Watt’s Confirmation Blocked In Senate; Reid Vows To Try Again

Senate Republicans on Thursday blocked the confirmation of Mel Watt as director of the Federal Housing Finance Agency (FHFA), thus delivering a blow to President Barack Obama's efforts to install his own nominee as regulator of government-sponsored enterprises (GSEs) Fannie Mae and Freddie Mac.

Following the 57-41 vote, Senate Majority Leader Harry Reid, D-Nev., vowed that he would try again to find the additional votes needed to get Watt into the seat now held by FHFA Acting Director Edward DeMarco – but as of Friday, it was unknown whether Watt would continue to seek the nomination.

Watt, a North Carolina Democrat, needed only seven Republican votes in order to get the 60 needed to win the confirmation. All but two Republicans voted down his confirmation.

Republicans had previously cited concerns over Watt's qualifications for the job, which is viewed as critical to the future housing finance reform, as it will likely include the development of a concrete plan to take the GSEs out of government conservatorship.

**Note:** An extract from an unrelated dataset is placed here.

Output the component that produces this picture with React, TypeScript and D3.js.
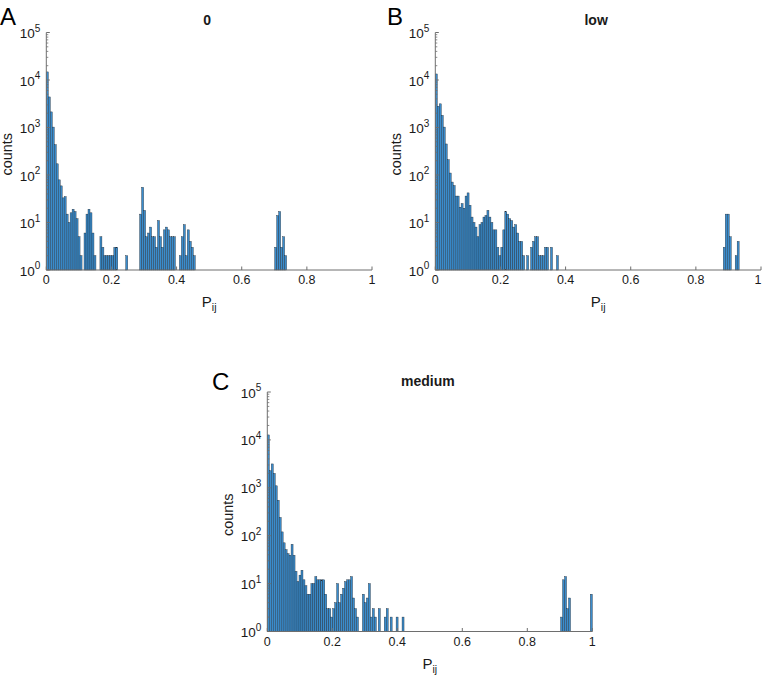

Democrats do have the option of bringing Watt's confirmation to the Senate floor again – however, the chances of it gaining support from additional Republicans seem remote.

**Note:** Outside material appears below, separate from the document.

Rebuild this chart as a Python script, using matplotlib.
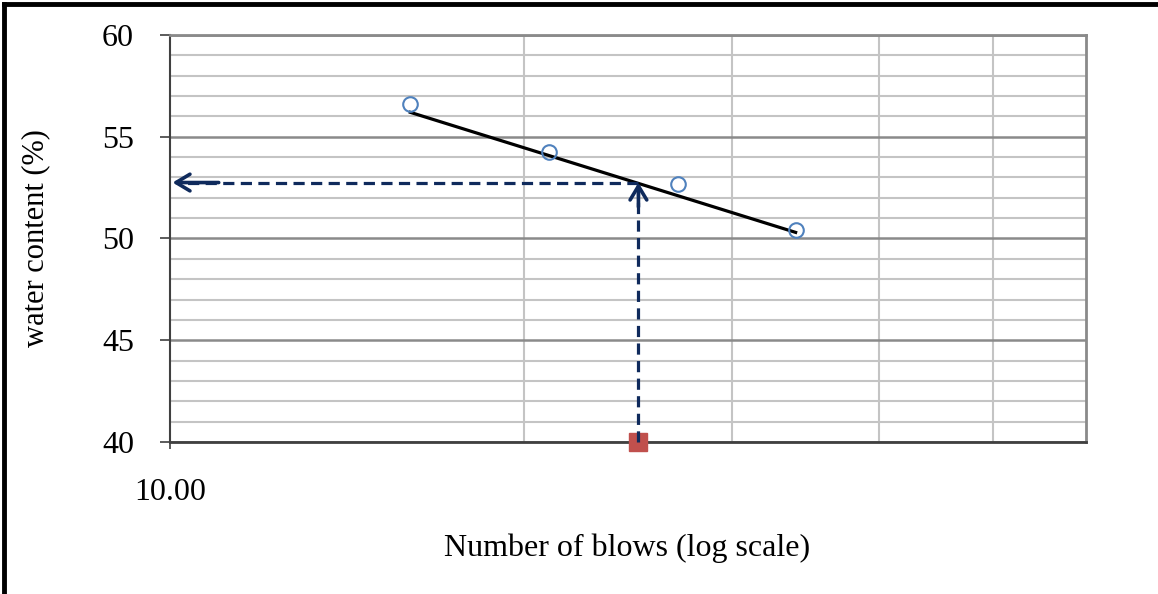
import matplotlib.pyplot as plt
from matplotlib.lines import Line2D
from matplotlib.ticker import FixedLocator, MultipleLocator, NullFormatter

plt.rcParams['font.family'] = ['Liberation Serif', 'DejaVu Serif']

# data
blows = [16, 21, 27, 34]
water = [56.6, 54.25, 52.68, 50.42]
trend_x = [16, 34]
trend_y = [56.2, 50.3]
n25 = 25
ll = 52.75
x_grid = [20, 30, 40, 50]

fig = plt.figure(figsize=(11.58, 5.94), dpi=100, facecolor='white')
ax = fig.add_axes([170 / 1158, 1 - 442 / 594, 916 / 1158, 407 / 594])

ax.set_xscale('log')
ax.set_xlim(10, 60)
ax.set_ylim(40, 60)

# gridlines
ax.xaxis.set_major_locator(FixedLocator([10]))
ax.xaxis.set_minor_locator(FixedLocator(x_grid))
ax.xaxis.set_minor_formatter(NullFormatter())
ax.xaxis.set_major_formatter(lambda v, p: '%.2f' % v)
ax.yaxis.set_major_locator(MultipleLocator(5))
ax.yaxis.set_minor_locator(MultipleLocator(1))
ax.grid(True, axis='y', which='minor', color='#c4c4c4', lw=1.5, zorder=0)
ax.grid(True, axis='y', which='major', color='#8a8a8a', lw=1.8, zorder=0)
ax.grid(True, axis='x', which='minor', color='#c4c4c4', lw=1.5, zorder=0)

ax.tick_params(axis='y', which='major', direction='out', length=7, width=1.2,
               labelsize=23, pad=19, color='#404040')
ax.tick_params(axis='y', which='minor', length=0)
ax.tick_params(axis='x', which='major', direction='out', length=5, width=1.2,
               labelsize=23, pad=21, color='#404040')
ax.tick_params(axis='x', which='minor', length=0)

for side in ['top', 'right']:
    ax.spines[side].set_color('#8a8a8a')
    ax.spines[side].set_linewidth(2)
ax.spines['left'].set_color('#404040')
ax.spines['left'].set_linewidth(1.5)
ax.spines['bottom'].set_color('#404040')
ax.spines['bottom'].set_linewidth(2)

# data points and trend line
ax.plot(blows, water, 'o', ms=10.5, mfc='none', mec='#4f81bd', mew=1.5, zorder=4)
ax.plot(trend_x, trend_y, color='black', lw=2.3, zorder=3)

# liquid limit construction
navy = '#0f2a5c'
arrow = dict(arrowstyle='->,head_length=1.0,head_width=0.6',
             color=navy, lw=2.6, shrinkA=0, shrinkB=0)
ax.plot(n25, 40, 's', ms=13, color='#c0504d', clip_on=False, zorder=5)
ax.plot([n25, n25], [40, ll - 0.3], ls=(0, (3.5, 2)), color=navy, lw=2.3, zorder=6,
        clip_on=False)
ax.plot([n25, 10.2], [ll, ll], ls=(0, (3.5, 2)), color=navy, lw=2.3, zorder=6)
ax.annotate('', xy=(n25, ll), xytext=(n25, ll - 1.2), arrowprops=arrow, zorder=6)
ax.annotate('', xy=(10.05, ll), xytext=(11, ll), arrowprops=arrow, zorder=6)

ax.set_ylabel('water content (%)', fontsize=22, labelpad=37)
fig.text(627 / 1158, 1 - 548 / 594, 'Number of blows (log scale)', fontsize=23,
         ha='center', va='center')

# chart border (top and left)
fig.add_artist(Line2D([4 / 1158, 4 / 1158], [0, 1 - 4 / 594], color='black', lw=3.5))
fig.add_artist(Line2D([4 / 1158, 1], [1 - 4 / 594, 1 - 4 / 594], color='black', lw=3.5))

fig.savefig('out.png', dpi=100, facecolor='white')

In a press briefing following the vote, White House Press Secretary Jay Carney said the Obama administration is ‘absolutely not’ giving up on Watt's nomination.

Vice President Joe Biden, who attended the Senate vote, reportedly called the defeat a ‘gigantic disappointment.’

One of the main concerns among Republicans is Watt's inclination to support principal reductions for homeowners who are underwater on their agency-backed mortgages. Such a measure, they assert, could harm taxpayers who backstop the mortgage insurance provided through the Federal Housing Administration, as well as the investors who hold the mortgage bonds.

Investors that own mortgage-backed securities – many of them pension funds – in recent months have been urging their representatives in Washington to not go the mass-forgiveness route.

DeMarco, who is the Republicans' preferred choice to head the FHFA, has expressed opposition to the concept of offering forbearance to underwater homeowners.

Meanwhile, home prices have risen considerably in recent months, bringing many homeowners who were previously underwater on their mortgages into positive equity. As a result, the national foreclosure rate has dropped nearly 39% since September 2012.